>> START
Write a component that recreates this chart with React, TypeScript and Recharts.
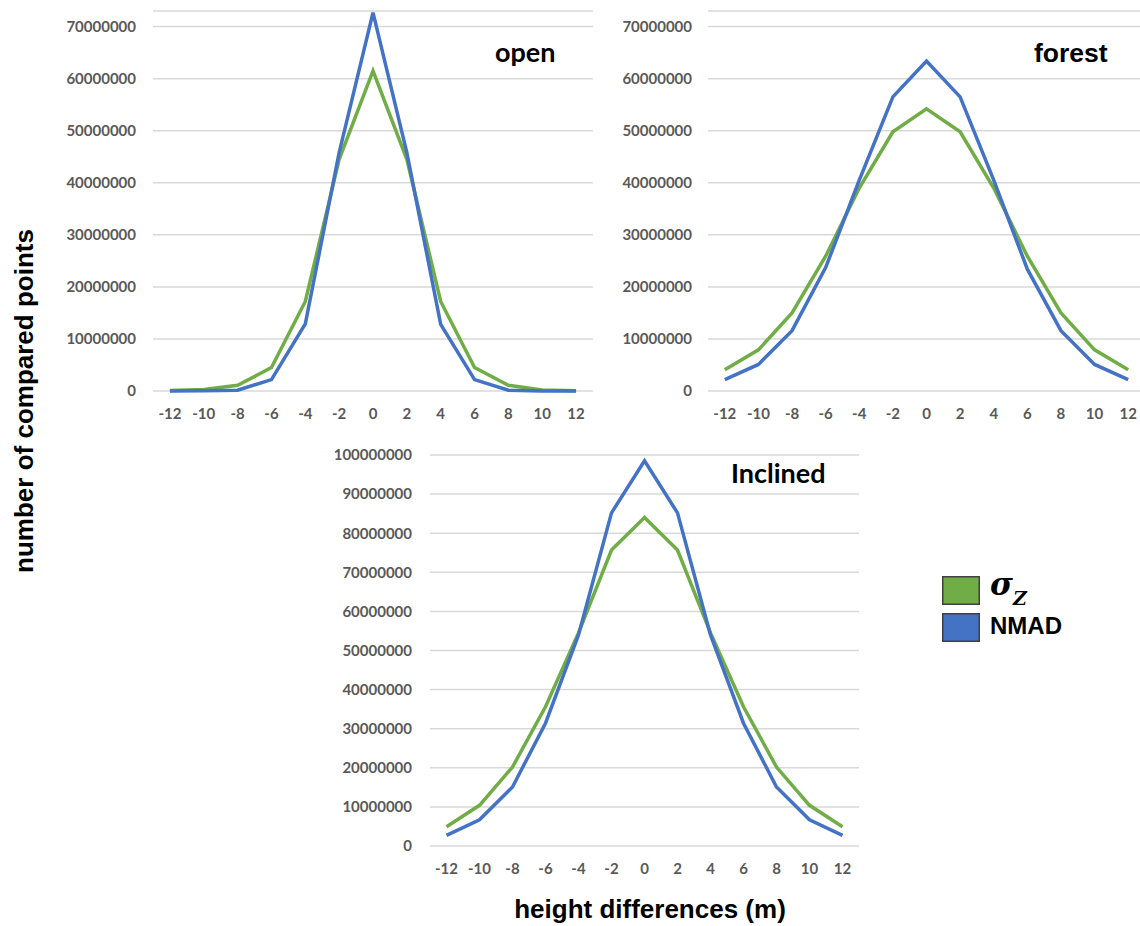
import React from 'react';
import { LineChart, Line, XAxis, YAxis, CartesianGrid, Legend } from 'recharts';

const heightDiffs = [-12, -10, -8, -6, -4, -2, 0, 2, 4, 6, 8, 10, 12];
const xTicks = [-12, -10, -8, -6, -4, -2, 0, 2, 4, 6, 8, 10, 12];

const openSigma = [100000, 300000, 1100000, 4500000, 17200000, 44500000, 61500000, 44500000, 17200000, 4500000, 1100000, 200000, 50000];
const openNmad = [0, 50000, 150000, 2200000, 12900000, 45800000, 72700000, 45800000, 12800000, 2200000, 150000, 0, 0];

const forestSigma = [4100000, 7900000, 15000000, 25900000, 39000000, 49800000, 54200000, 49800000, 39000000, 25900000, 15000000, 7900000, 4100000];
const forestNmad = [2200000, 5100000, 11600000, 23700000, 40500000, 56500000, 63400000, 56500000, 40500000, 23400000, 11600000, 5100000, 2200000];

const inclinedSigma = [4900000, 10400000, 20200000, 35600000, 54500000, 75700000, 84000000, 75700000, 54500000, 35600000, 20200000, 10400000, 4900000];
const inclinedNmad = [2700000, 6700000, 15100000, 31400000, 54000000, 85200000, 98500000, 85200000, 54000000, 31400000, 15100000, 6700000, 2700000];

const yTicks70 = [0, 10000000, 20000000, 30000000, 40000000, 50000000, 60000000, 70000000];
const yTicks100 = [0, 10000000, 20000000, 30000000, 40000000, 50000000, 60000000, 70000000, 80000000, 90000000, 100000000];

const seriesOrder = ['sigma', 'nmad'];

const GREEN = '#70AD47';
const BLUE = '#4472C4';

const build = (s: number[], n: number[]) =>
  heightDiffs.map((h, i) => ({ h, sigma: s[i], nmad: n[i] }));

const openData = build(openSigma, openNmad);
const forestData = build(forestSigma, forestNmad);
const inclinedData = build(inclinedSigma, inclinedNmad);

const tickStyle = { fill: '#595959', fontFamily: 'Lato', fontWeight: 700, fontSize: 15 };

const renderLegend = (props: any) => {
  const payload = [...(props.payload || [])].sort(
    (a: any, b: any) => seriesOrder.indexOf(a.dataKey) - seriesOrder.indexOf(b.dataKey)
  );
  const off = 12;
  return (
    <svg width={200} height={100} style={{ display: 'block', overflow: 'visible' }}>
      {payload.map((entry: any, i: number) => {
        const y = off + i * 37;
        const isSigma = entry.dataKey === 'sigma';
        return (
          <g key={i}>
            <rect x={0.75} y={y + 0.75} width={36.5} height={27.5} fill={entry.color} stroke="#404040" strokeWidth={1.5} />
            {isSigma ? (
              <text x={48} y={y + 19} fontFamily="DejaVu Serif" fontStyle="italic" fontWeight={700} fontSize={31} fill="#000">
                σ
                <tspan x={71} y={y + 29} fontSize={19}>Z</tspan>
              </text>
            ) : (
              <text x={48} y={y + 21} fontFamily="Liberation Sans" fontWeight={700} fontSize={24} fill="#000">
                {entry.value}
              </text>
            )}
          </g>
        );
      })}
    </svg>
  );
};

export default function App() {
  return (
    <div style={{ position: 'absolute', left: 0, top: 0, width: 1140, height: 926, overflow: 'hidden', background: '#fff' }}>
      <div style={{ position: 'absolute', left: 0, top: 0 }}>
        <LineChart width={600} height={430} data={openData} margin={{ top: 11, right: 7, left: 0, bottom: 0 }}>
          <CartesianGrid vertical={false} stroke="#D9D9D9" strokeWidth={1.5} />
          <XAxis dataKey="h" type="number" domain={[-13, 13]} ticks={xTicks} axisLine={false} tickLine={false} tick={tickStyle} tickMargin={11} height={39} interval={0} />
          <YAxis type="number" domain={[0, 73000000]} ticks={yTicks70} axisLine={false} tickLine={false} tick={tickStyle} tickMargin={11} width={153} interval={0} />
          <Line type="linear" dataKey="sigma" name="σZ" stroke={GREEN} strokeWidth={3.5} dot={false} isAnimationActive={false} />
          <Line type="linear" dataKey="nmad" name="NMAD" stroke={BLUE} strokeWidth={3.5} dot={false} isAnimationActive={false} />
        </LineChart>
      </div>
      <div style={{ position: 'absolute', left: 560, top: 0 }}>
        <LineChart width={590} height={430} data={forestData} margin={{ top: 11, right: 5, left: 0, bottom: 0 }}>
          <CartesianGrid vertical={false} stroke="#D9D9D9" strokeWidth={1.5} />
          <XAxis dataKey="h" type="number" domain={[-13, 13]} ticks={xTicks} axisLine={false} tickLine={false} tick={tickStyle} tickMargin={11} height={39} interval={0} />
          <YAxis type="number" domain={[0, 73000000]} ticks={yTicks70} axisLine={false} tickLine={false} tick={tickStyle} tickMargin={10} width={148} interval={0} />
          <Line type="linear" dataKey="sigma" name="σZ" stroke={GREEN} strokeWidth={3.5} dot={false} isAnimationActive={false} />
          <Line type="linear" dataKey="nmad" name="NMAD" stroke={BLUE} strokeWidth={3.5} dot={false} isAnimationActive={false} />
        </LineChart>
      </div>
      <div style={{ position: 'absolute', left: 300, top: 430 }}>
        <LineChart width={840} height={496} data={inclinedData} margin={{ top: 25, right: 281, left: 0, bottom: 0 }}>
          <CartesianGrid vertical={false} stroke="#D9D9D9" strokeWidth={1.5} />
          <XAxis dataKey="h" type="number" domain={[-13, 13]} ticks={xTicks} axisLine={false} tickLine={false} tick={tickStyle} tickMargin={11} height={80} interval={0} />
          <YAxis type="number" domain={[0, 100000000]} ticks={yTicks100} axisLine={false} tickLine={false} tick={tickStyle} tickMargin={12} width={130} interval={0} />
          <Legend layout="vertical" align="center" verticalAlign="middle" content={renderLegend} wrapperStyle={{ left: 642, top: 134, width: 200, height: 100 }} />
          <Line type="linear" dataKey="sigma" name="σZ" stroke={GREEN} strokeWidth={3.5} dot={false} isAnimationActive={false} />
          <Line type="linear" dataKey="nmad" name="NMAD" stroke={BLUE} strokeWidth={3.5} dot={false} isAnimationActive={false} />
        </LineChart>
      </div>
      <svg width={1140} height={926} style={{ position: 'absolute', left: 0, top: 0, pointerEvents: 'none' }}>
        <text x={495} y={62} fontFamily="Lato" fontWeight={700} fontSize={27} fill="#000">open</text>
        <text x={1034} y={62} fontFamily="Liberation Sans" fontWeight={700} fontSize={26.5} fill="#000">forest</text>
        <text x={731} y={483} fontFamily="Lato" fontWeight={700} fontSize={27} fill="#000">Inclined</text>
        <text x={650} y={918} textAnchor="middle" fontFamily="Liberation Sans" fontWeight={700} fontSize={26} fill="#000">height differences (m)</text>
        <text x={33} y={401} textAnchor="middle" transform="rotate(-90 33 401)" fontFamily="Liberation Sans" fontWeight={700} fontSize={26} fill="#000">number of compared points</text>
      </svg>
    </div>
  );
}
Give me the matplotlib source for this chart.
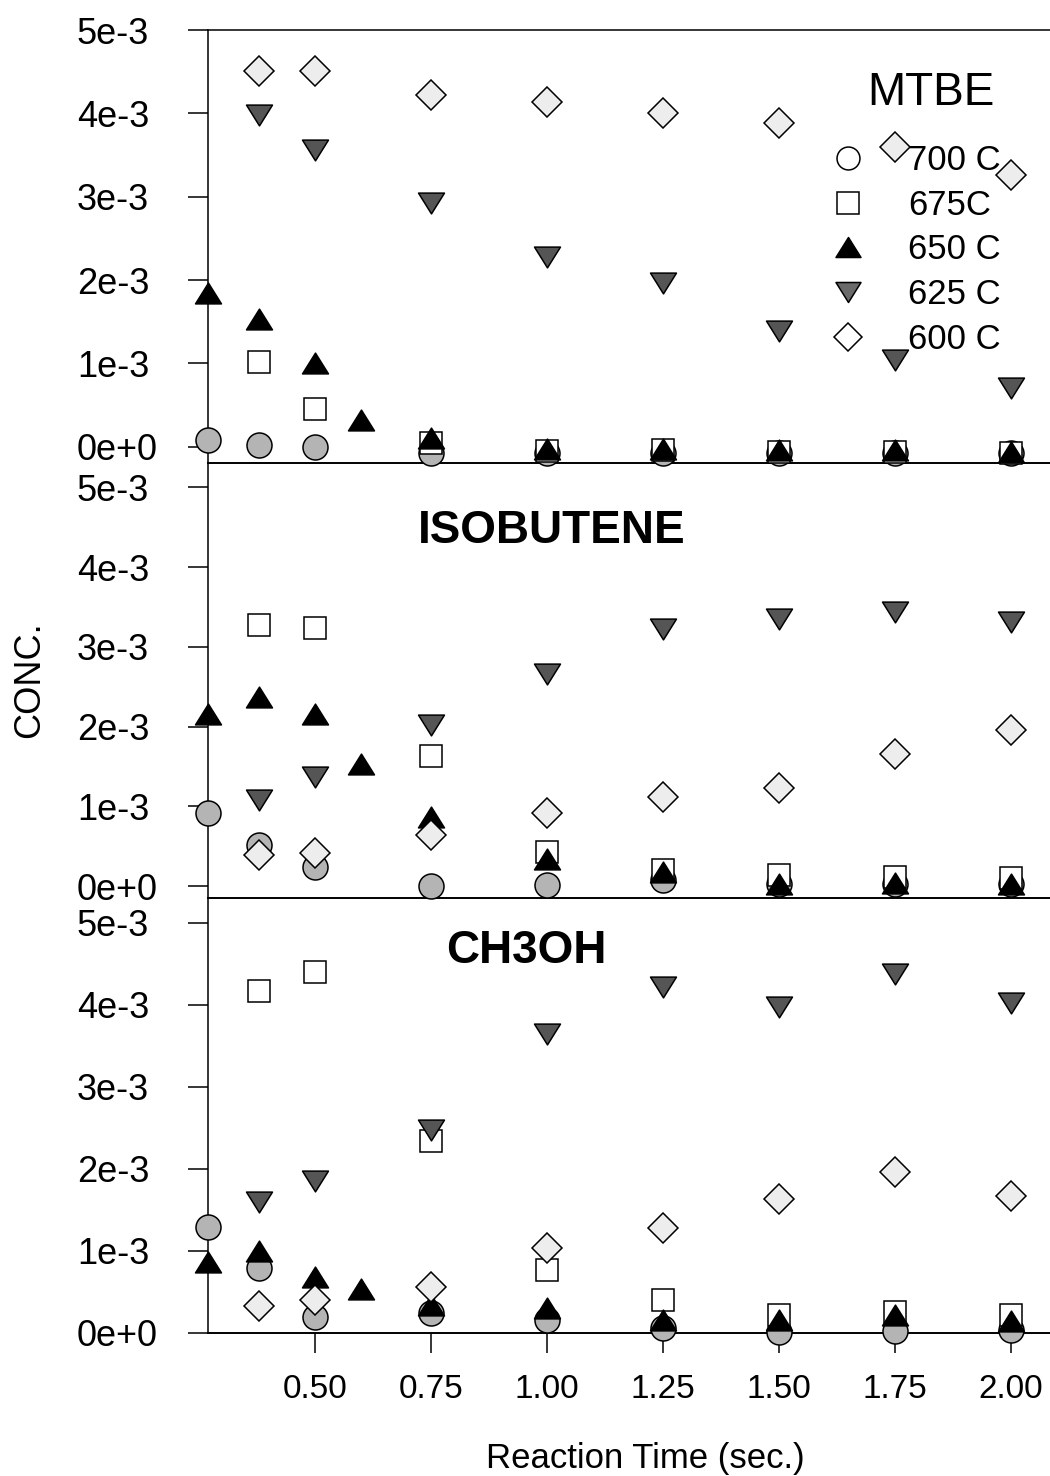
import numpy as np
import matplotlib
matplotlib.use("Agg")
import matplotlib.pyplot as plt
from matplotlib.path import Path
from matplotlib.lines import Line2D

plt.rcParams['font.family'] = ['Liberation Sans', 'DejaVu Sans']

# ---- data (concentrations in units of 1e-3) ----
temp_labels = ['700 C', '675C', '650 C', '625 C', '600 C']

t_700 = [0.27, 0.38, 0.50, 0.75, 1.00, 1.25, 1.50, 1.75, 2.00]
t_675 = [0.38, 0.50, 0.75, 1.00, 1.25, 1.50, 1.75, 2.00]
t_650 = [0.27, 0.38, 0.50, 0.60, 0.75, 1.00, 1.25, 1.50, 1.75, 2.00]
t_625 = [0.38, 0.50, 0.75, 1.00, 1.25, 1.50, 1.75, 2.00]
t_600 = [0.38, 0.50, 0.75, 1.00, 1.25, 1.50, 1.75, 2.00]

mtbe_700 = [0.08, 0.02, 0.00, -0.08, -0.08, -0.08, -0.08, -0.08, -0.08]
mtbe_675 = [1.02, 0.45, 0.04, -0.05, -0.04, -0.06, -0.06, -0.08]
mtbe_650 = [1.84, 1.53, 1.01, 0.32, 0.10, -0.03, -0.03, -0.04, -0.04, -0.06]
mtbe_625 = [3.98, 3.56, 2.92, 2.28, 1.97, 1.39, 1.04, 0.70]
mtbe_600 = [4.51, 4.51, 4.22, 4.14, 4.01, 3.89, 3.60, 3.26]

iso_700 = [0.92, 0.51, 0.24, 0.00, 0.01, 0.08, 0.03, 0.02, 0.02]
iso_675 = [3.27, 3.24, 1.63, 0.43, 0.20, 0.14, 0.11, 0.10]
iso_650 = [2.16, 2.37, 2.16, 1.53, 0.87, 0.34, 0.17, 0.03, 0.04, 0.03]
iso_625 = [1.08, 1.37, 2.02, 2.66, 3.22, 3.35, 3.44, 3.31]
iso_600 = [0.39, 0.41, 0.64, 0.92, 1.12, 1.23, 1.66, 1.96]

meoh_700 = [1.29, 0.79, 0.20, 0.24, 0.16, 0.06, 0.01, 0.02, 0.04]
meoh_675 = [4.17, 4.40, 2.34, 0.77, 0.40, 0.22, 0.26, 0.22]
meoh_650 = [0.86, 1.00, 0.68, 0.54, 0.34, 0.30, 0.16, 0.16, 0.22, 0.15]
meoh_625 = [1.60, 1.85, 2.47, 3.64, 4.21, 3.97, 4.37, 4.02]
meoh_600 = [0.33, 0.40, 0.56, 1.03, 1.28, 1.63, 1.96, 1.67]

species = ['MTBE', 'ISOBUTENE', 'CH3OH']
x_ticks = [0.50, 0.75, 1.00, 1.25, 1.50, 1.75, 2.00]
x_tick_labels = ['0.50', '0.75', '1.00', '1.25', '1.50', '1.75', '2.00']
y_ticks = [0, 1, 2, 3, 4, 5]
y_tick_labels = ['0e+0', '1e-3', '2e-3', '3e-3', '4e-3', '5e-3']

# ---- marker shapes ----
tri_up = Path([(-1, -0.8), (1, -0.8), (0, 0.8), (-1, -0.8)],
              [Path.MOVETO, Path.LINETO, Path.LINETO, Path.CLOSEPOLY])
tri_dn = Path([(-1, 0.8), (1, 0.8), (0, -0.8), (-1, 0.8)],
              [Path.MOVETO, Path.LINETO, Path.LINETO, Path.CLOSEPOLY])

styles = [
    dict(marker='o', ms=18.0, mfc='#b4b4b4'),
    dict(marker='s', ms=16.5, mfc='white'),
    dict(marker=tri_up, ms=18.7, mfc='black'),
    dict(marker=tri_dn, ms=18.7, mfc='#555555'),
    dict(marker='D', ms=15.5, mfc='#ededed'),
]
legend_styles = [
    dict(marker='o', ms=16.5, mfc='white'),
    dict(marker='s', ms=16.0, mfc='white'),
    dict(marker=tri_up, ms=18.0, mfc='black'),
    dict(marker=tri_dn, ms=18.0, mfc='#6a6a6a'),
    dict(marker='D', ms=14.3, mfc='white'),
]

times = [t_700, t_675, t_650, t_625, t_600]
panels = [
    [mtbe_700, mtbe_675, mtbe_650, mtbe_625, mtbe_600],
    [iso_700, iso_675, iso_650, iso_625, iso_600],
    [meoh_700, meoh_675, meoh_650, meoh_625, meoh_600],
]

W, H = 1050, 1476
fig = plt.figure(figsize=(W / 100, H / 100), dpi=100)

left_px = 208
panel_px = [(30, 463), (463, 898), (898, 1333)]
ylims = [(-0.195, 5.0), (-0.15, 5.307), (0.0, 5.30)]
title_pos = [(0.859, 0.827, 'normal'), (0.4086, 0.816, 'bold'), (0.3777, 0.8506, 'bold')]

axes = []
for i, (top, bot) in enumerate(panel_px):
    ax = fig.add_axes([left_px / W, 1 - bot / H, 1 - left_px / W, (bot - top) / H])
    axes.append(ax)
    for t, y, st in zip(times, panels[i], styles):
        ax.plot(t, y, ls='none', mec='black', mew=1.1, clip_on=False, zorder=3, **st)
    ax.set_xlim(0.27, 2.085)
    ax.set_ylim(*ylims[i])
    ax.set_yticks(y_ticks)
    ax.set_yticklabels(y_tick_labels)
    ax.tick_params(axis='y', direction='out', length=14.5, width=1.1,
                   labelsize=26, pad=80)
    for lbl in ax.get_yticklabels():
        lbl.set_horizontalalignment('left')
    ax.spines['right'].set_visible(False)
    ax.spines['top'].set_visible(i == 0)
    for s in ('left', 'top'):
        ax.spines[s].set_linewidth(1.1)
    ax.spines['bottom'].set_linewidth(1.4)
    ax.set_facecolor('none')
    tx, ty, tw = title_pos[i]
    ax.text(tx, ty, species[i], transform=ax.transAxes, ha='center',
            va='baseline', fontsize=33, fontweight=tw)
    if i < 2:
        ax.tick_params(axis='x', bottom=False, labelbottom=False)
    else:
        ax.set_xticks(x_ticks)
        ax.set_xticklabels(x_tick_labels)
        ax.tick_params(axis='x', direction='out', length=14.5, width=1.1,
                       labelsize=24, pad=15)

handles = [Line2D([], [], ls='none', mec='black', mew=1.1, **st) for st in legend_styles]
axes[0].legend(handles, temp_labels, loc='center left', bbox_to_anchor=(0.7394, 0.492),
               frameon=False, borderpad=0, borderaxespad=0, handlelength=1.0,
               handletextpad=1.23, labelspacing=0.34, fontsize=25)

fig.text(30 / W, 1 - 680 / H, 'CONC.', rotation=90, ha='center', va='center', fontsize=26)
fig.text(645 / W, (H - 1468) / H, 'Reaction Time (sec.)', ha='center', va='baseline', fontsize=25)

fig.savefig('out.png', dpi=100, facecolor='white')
>> END
Nothing but the lines from the one with "Give me the matplotlib source for this chart." through the one with "from matplotlib.lines import Line2D" is to be copied, exactly and ends included. Leave pictures out.

# [Response]
Give me the matplotlib source for this chart.
import numpy as np
import matplotlib
matplotlib.use("Agg")
import matplotlib.pyplot as plt
from matplotlib.path import Path
from matplotlib.lines import Line2D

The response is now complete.